--- Dataset content ---

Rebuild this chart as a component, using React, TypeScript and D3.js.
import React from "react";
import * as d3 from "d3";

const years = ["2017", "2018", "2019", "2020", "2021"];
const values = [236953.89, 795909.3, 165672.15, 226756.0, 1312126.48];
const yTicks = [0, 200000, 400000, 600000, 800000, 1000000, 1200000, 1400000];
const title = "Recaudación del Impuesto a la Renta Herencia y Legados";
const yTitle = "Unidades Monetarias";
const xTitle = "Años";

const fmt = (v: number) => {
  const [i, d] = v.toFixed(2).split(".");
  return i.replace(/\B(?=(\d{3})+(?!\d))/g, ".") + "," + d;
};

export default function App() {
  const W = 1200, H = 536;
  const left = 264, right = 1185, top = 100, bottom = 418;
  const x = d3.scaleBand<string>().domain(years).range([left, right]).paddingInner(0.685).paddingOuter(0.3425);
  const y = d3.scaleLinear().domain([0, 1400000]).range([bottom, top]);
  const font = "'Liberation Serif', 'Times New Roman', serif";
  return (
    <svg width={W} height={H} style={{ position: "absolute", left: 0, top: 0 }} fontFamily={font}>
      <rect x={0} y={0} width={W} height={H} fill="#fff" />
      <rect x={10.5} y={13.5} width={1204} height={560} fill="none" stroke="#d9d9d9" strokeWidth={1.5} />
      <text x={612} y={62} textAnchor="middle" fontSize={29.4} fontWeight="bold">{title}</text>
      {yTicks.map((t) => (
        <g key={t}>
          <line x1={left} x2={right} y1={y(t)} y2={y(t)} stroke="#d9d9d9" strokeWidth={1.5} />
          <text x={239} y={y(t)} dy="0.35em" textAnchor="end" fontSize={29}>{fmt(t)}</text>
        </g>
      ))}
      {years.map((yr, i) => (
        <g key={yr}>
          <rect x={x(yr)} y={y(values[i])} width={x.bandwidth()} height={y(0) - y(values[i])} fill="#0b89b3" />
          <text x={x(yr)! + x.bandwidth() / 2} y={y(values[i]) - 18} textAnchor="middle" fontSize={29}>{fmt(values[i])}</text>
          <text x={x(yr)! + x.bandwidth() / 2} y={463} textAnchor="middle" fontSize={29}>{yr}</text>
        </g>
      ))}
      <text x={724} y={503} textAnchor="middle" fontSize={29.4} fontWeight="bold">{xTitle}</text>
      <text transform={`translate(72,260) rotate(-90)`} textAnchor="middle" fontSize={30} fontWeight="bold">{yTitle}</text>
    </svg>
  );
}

---

**Written request**
From the first line to the last, please quote the material above exactly.

**Result**
Rebuild this chart as a component, using React, TypeScript and D3.js.
import React from "react";
import * as d3 from "d3";

const years = ["2017", "2018", "2019", "2020", "2021"];
const values = [236953.89, 795909.3, 165672.15, 226756.0, 1312126.48];
const yTicks = [0, 200000, 400000, 600000, 800000, 1000000, 1200000, 1400000];
const title = "Recaudación del Impuesto a la Renta Herencia y Legados";
const yTitle = "Unidades Monetarias";
const xTitle = "Años";

const fmt = (v: number) => {
  const [i, d] = v.toFixed(2).split(".");
  return i.replace(/\B(?=(\d{3})+(?!\d))/g, ".") + "," + d;
};

export default function App() {
  const W = 1200, H = 536;
  const left = 264, right = 1185, top = 100, bottom = 418;
  const x = d3.scaleBand<string>().domain(years).range([left, right]).paddingInner(0.685).paddingOuter(0.3425);
  const y = d3.scaleLinear().domain([0, 1400000]).range([bottom, top]);
  const font = "'Liberation Serif', 'Times New Roman', serif";
  return (
    <svg width={W} height={H} style={{ position: "absolute", left: 0, top: 0 }} fontFamily={font}>
      <rect x={0} y={0} width={W} height={H} fill="#fff" />
      <rect x={10.5} y={13.5} width={1204} height={560} fill="none" stroke="#d9d9d9" strokeWidth={1.5} />
      <text x={612} y={62} textAnchor="middle" fontSize={29.4} fontWeight="bold">{title}</text>
      {yTicks.map((t) => (
        <g key={t}>
          <line x1={left} x2={right} y1={y(t)} y2={y(t)} stroke="#d9d9d9" strokeWidth={1.5} />
          <text x={239} y={y(t)} dy="0.35em" textAnchor="end" fontSize={29}>{fmt(t)}</text>
        </g>
      ))}
      {years.map((yr, i) => (
        <g key={yr}>
          <rect x={x(yr)} y={y(values[i])} width={x.bandwidth()} height={y(0) - y(values[i])} fill="#0b89b3" />
          <text x={x(yr)! + x.bandwidth() / 2} y={y(values[i]) - 18} textAnchor="middle" fontSize={29}>{fmt(values[i])}</text>
          <text x={x(yr)! + x.bandwidth() / 2} y={463} textAnchor="middle" fontSize={29}>{yr}</text>
        </g>
      ))}
      <text x={724} y={503} textAnchor="middle" fontSize={29.4} fontWeight="bold">{xTitle}</text>
      <text transform={`translate(72,260) rotate(-90)`} textAnchor="middle" fontSize={30} fontWeight="bold">{yTitle}</text>
    </svg>
  );
}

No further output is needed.